>> Start COLLECTED DATA

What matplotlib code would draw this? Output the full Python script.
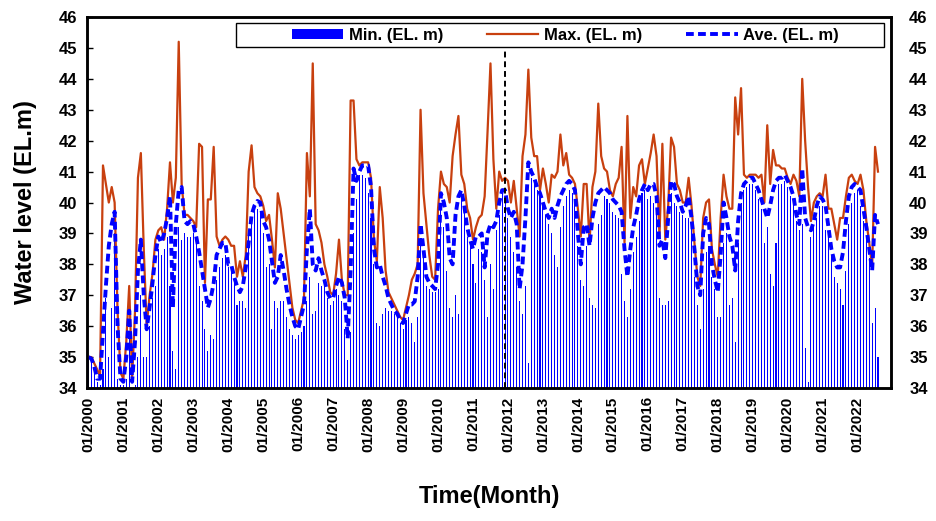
import matplotlib
matplotlib.use("Agg")
import matplotlib.pyplot as plt
from matplotlib.patches import Rectangle, Patch
from matplotlib.lines import Line2D
import numpy as np

plt.rcParams['font.family'] = ['Liberation Sans', 'DejaVu Sans']

# Monthly values, 01/2000 .. 08/2022 (EL. m)
min_2000_2005 = [
    34.9, 34.8, 34.6, 34.2, 34.1, 34.6, 36.9, 35.0, 36.6, 39.0, 34.3, 34.1,
    34.1, 34.3, 35.6, 34.0, 34.1, 35.0, 37.0, 35.0, 35.0, 36.0, 36.9, 37.3,
    38.5, 38.3, 38.5, 38.9, 37.3, 35.2, 34.6, 39.2, 38.8, 39.0, 38.9, 38.9,
    39.0, 38.7, 37.3, 36.8, 35.9, 35.2, 35.7, 35.6, 37.5, 37.9, 38.2, 38.3,
    37.9, 37.8, 37.4, 36.7, 36.8, 36.8, 36.6, 39.0, 39.3, 39.8, 39.8, 39.7,
    39.0, 37.9, 38.0, 35.9, 36.8, 36.6, 36.8, 36.8, 36.3, 35.9, 35.7, 35.6]
min_2006_2011 = [
    35.7, 35.8, 36.0, 36.8, 37.6, 36.4, 36.5, 37.4, 37.3, 37.3, 36.9, 36.7,
    36.8, 37.2, 37.0, 36.8, 35.9, 34.9, 35.8, 39.0, 40.1, 40.9, 40.9, 40.8,
    40.3, 39.5, 38.0, 36.1, 36.0, 36.4, 36.6, 36.5, 36.5, 36.4, 36.3, 36.1,
    35.9, 36.2, 36.3, 36.1, 35.5, 36.3, 38.6, 38.3, 37.3, 37.2, 37.1, 37.1,
    37.2, 40.0, 39.2, 37.8, 36.6, 36.3, 37.0, 36.4, 40.2, 39.8, 38.9, 38.6,
    38.0, 37.4, 38.5, 38.4, 37.5, 36.3, 38.0, 37.2, 39.1, 39.6, 40.3, 40.0]
min_2012_2017 = [
    39.5, 38.9, 38.4, 37.9, 36.8, 36.4, 37.3, 34.8, 40.8, 40.6, 40.4, 40.2,
    39.9, 39.6, 39.3, 39.0, 38.3, 37.9, 39.2, 39.9, 40.2, 40.4, 40.3, 40.0,
    38.6, 37.5, 37.3, 38.6, 36.9, 36.7, 36.6, 39.3, 39.6, 40.2, 40.1, 40.0,
    39.7, 39.6, 39.5, 37.7, 36.8, 36.3, 37.2, 38.4, 38.9, 39.4, 40.3, 40.4,
    40.1, 40.2, 40.0, 39.8, 36.9, 36.7, 36.7, 36.8, 40.3, 40.0, 39.9, 39.7,
    39.6, 39.5, 39.5, 39.3, 37.6, 36.7, 35.9, 37.2, 38.4, 38.6, 37.6, 37.2]
min_2018_2022 = [
    36.3, 36.3, 38.7, 39.0, 36.7, 36.9, 35.5, 38.7, 40.0, 40.4, 40.5, 40.6,
    40.6, 40.4, 40.1, 39.8, 38.7, 39.2, 37.7, 37.3, 38.7, 40.6, 40.6, 40.7,
    40.5, 40.2, 40.0, 39.4, 39.1, 39.3, 35.3, 34.2, 38.9, 39.2, 39.5, 39.9,
    39.9, 39.1, 38.9, 38.3, 37.6, 37.4, 37.2, 36.7, 37.8, 39.3, 40.0, 40.3,
    40.4, 39.9, 39.4, 38.9, 38.2, 36.1, 36.6, 35.0]

max_2000_2005 = [
    35.0, 35.0, 34.8, 34.6, 34.4, 41.2, 40.6, 40.0, 40.5, 40.0, 36.5, 34.5,
    34.3, 35.5, 37.3, 34.3, 36.5, 40.8, 41.6, 38.5, 36.0, 37.0, 37.7, 38.8,
    39.1, 39.2, 38.8, 39.8, 41.3, 40.0, 40.8, 45.2, 40.6, 39.6, 39.6, 39.5,
    39.4, 39.2, 41.9, 41.8, 37.4, 40.1, 40.1, 41.8, 38.9, 38.6, 38.8, 38.9,
    38.8, 38.6, 38.6, 37.6, 38.1, 37.6, 38.3, 41.0, 41.85, 40.5, 40.3, 40.2,
    39.9, 39.4, 39.6, 38.8, 37.9, 40.3, 39.8, 39.0, 38.2, 37.4, 36.6, 36.2]
max_2006_2011 = [
    36.1, 36.5, 36.9, 41.6, 40.2, 44.5, 39.3, 39.1, 38.7, 38.0, 37.6, 37.1,
    37.0, 37.7, 38.8, 37.5, 37.0, 37.0, 43.3, 43.3, 41.4, 41.2, 41.3, 41.3,
    41.3, 40.8, 38.8, 38.1, 40.5, 39.5, 37.8, 37.1, 36.9, 36.7, 36.5, 36.3,
    36.2, 36.6, 37.0, 37.5, 37.7, 38.0, 43.0, 40.3, 39.3, 38.3, 37.6, 37.5,
    39.8, 41.0, 40.6, 40.5, 40.0, 41.5, 42.2, 42.8, 40.9, 40.6, 39.8, 39.5,
    38.8, 39.2, 39.5, 39.6, 40.2, 42.3, 44.5, 41.4, 39.8, 41.0, 40.7, 40.8]
max_2012_2017 = [
    40.7, 40.0, 40.7, 39.8, 38.9, 41.5, 42.2, 44.3, 42.1, 41.5, 41.5, 40.4,
    41.1, 40.6, 40.0, 40.9, 40.8, 41.0, 42.2, 41.2, 41.6, 40.9, 40.8, 40.6,
    39.8, 38.9, 40.6, 40.6, 38.7, 40.5, 41.0, 43.2, 41.5, 41.1, 41.0, 40.4,
    40.2, 40.6, 40.8, 41.8, 38.7, 42.8, 39.5, 40.5, 40.2, 41.2, 41.4, 40.6,
    41.1, 41.6, 42.2, 41.5, 38.9, 41.9, 38.8, 39.9, 42.1, 41.8, 40.6, 40.4,
    40.0, 40.0, 40.8, 39.9, 38.7, 37.6, 37.3, 39.5, 40.0, 40.1, 38.5, 38.0]
max_2018_2022 = [
    37.6, 39.5, 40.9, 40.2, 39.8, 39.8, 43.4, 42.2, 43.7, 40.9, 40.8, 40.9,
    40.9, 40.9, 40.8, 40.9, 40.0, 42.5, 40.6, 41.7, 41.2, 41.2, 41.1, 41.1,
    40.8, 40.6, 40.9, 40.7, 40.2, 44.0, 42.0, 40.5, 39.4, 40.0, 40.2, 40.3,
    40.2, 40.9, 39.8, 39.8, 39.3, 38.8, 39.5, 39.5, 40.2, 40.8, 40.9, 40.7,
    40.6, 40.9, 40.4, 39.4, 38.7, 37.9, 41.8, 41.0]

ave_2000_2005 = [
    35.0, 34.95, 34.7, 34.3, 34.3, 35.8, 37.3, 38.6, 39.3, 39.7, 36.0, 34.3,
    34.2, 35.0, 36.5, 34.2, 35.5, 37.8, 38.8, 37.0, 35.9, 36.6, 37.4, 38.3,
    38.9, 38.7, 39.0, 39.5, 40.2, 36.6, 39.3, 40.4, 40.5, 39.4, 39.3, 39.4,
    39.3, 38.9, 38.4, 37.8, 37.2, 36.6, 36.9, 37.4, 38.3, 38.5, 38.7, 38.7,
    38.0, 38.0, 37.6, 37.3, 37.1, 37.3, 37.9, 38.7, 39.6, 39.9, 40.05, 40.0,
    39.4, 39.2, 38.8, 38.1, 37.4, 37.6, 38.3, 37.8, 37.2, 36.7, 36.3, 36.0]
ave_2006_2011 = [
    35.9, 36.3, 36.7, 38.5, 39.8, 38.0, 37.8, 38.2, 37.8, 37.5, 37.1, 36.9,
    36.9, 37.3, 37.6, 37.4, 36.9, 35.6, 37.8, 41.1, 40.7, 41.0, 41.2, 41.2,
    41.2, 40.5, 38.5, 37.9, 38.0, 37.6, 37.3, 36.9, 36.7, 36.5, 36.4, 36.2,
    36.1, 36.4, 36.7, 36.7, 36.8, 37.6, 39.3, 38.5, 37.6, 37.4, 37.3, 37.2,
    38.0, 40.3, 40.0, 39.5, 38.2, 38.0, 39.6, 40.2, 40.4, 39.9, 39.2, 38.8,
    38.5, 38.9, 38.9, 39.0, 37.9, 39.0, 39.3, 39.2, 39.4, 40.0, 40.4, 40.4]
ave_2012_2017 = [
    39.8, 39.5, 39.7, 39.3, 37.2, 38.0, 39.5, 41.3, 41.0, 40.8, 40.5, 40.3,
    40.0, 39.7, 39.5, 39.8, 39.5, 39.9, 40.2, 40.4, 40.6, 40.7, 40.6, 40.4,
    39.0, 38.0, 39.2, 39.3, 38.6, 39.5, 40.0, 40.3, 40.4, 40.5, 40.4, 40.3,
    40.1, 40.0, 39.9, 39.7, 38.5, 37.6, 38.5, 39.2, 39.6, 40.1, 40.4, 40.6,
    40.4, 40.6, 40.6, 40.2, 38.6, 38.8, 38.2, 39.5, 40.7, 40.6, 40.2, 40.0,
    39.7, 39.9, 40.2, 39.5, 38.5, 37.3, 37.0, 39.0, 39.5, 39.3, 38.0, 37.5]
ave_2018_2022 = [
    37.1, 38.3, 40.0, 39.5, 38.9, 38.6, 37.8, 39.4, 40.3, 40.6, 40.7, 40.8,
    40.8, 40.6, 40.4, 40.1, 39.8, 39.5, 39.9, 40.4, 40.7, 40.8, 40.8, 40.9,
    40.7, 40.5, 40.2, 39.6, 39.3, 41.1, 39.5, 39.2, 39.1, 39.4, 39.9, 40.2,
    40.1, 39.9, 39.2, 38.5, 38.1, 37.9, 37.9, 38.4, 39.4, 40.2, 40.5, 40.6,
    40.5, 40.4, 39.8, 39.2, 38.5, 37.8, 39.6, 39.3]

years = list(range(2000, 2023))
tick_labels = [f"01/{y}" for y in years]
n_categories = 276          # 01/2000 .. 12/2022 on the category axis
flood_marker = 143          # 12/2011 dashed divider
marker_top = 44.93          # divider stops at the legend box

min_vals = min_2000_2005 + min_2006_2011 + min_2012_2017 + min_2018_2022
max_vals = max_2000_2005 + max_2006_2011 + max_2012_2017 + max_2018_2022
ave_vals = ave_2000_2005 + ave_2006_2011 + ave_2012_2017 + ave_2018_2022
x = np.arange(len(min_vals))

fig = plt.figure(figsize=(9.37, 5.21), dpi=100)
ax = fig.add_axes([0.0928, 0.2553, 0.8582, 0.7120])

ax.bar(x, min_vals, width=0.36, color='#0000FF', zorder=2)
ax.plot(x, max_vals, color='#C8400F', lw=1.6, zorder=3)
ax.plot(x, ave_vals, color='#0000FF', lw=2.8, linestyle=(0, (2.0, 1.1)), zorder=4)
ax.vlines(flood_marker, 34, marker_top, color='black', lw=1.4,
          linestyle=(0, (3, 2)), zorder=5)

ax.set_ylim(34, 46)
ax.set_xlim(-0.5, n_categories - 0.5)
ax.set_yticks(range(34, 47))
ax.set_yticklabels([str(v) for v in range(34, 47)], fontsize=12, fontweight='bold')
ax.set_xticks(range(0, len(years) * 12, 12))
ax.set_xticklabels(tick_labels, rotation=90, fontsize=11, fontweight='bold')
ax.tick_params(axis='y', direction='in', length=4, width=1, pad=7)
ax.tick_params(axis='x', length=0, pad=6)
for s in ax.spines.values():
    s.set_linewidth(1.8)

ax2 = ax.twinx()
ax2.set_ylim(34, 46)
ax2.set_yticks(range(34, 47))
ax2.set_yticklabels([str(v) for v in range(34, 47)], fontsize=12, fontweight='bold')
ax2.tick_params(axis='y', length=0, pad=13)
for s in ax2.spines.values():
    s.set_linewidth(1.8)

ax.set_ylabel('Water level (EL.m)', fontsize=17, fontweight='bold', labelpad=16)
ax.set_xlabel('Time(Month)', fontsize=17, fontweight='bold', labelpad=24)

# legend box
rect = Rectangle((0.1853, 0.919), 0.806, 0.065, transform=ax.transAxes,
                 facecolor='white', edgecolor='black', lw=1.0, zorder=6)
ax2.add_patch(rect)
handles = [Patch(facecolor='#0000FF'),
           Line2D([], [], color='#C8400F', lw=1.6),
           Line2D([], [], color='#0000FF', lw=2.8, linestyle=(0, (2.0, 1.1)))]
leg = ax2.legend(handles, ['Min. (EL. m)', 'Max. (EL. m)', 'Ave. (EL. m)'],
                 loc='center left', bbox_to_anchor=(0.24, 0.951), ncol=3,
                 frameon=False, prop={'weight': 'bold', 'size': 12},
                 handlelength=3.1, handleheight=0.6, handletextpad=0.35,
                 columnspacing=2.6, borderpad=0.2)
leg.set_zorder(7)

fig.savefig('out.png', dpi=100)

>> End COLLECTED DATA

▸ YOUR TASK: Only the lines from the start of the material through the line containing "plt.rcParams['font.family'] = ['Liberation" should be transcribed. Pictures stay out.

▸ COMPLETE ANSWER:
What matplotlib code would draw this? Output the full Python script.
import matplotlib
matplotlib.use("Agg")
import matplotlib.pyplot as plt
from matplotlib.patches import Rectangle, Patch
from matplotlib.lines import Line2D
import numpy as np

plt.rcParams['font.family'] = ['Liberation Sans', 'DejaVu Sans']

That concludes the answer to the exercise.